学术文献库

Traditional refrigeration technologies based on compression cycles of greenhouse gases pose serious threats to the environment and cannot be downscaled to electronic device dimensions. Solid-state cooling exploits the thermal response of caloric materials to external fields and represents a promising alternative to current refrigeration methods. However, most of the caloric materials known to date present relatively small adiabatic temperature changes ($|ΔT| \sim 1$ K) and/or limiting irreversibility issues resulting from significant phase-transition hysteresis. Here, we predict the existence of colossal barocaloric effects (isothermal entropy changes of $|ΔS| \sim 100$ JK$^{-1}$kg$^{-1}$) in the energy material Li$_{2}$B$_{12}$H$_{12}$ by means of molecular dynamics simulations.
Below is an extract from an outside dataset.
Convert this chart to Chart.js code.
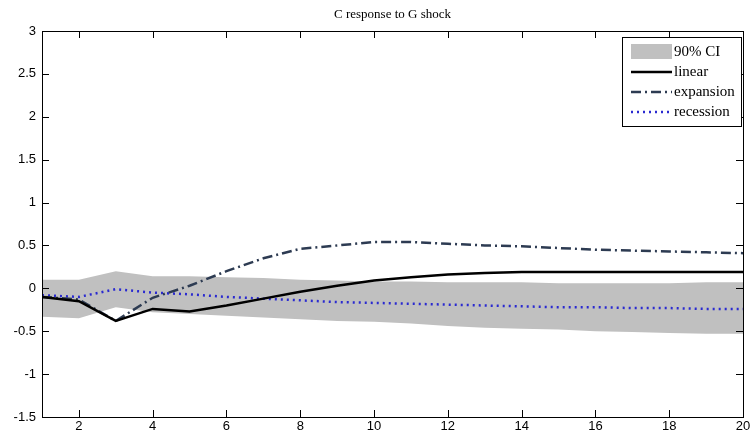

Specifically, we estimate $|ΔS| = 387$ JK$^{-1}$kg$^{-1}$ and $|ΔT| = 26$ K for an applied pressure of $P = 0.4$ GPa at $T = 475$ K. The disclosed colossal barocaloric effects are originated by an order-disorder phase transformation that exhibits a fair degree of reversibility and involves coexisting Li$^{+}$ diffusion and (BH)$_{12}^{-2}$ reorientational motion at high temperatures.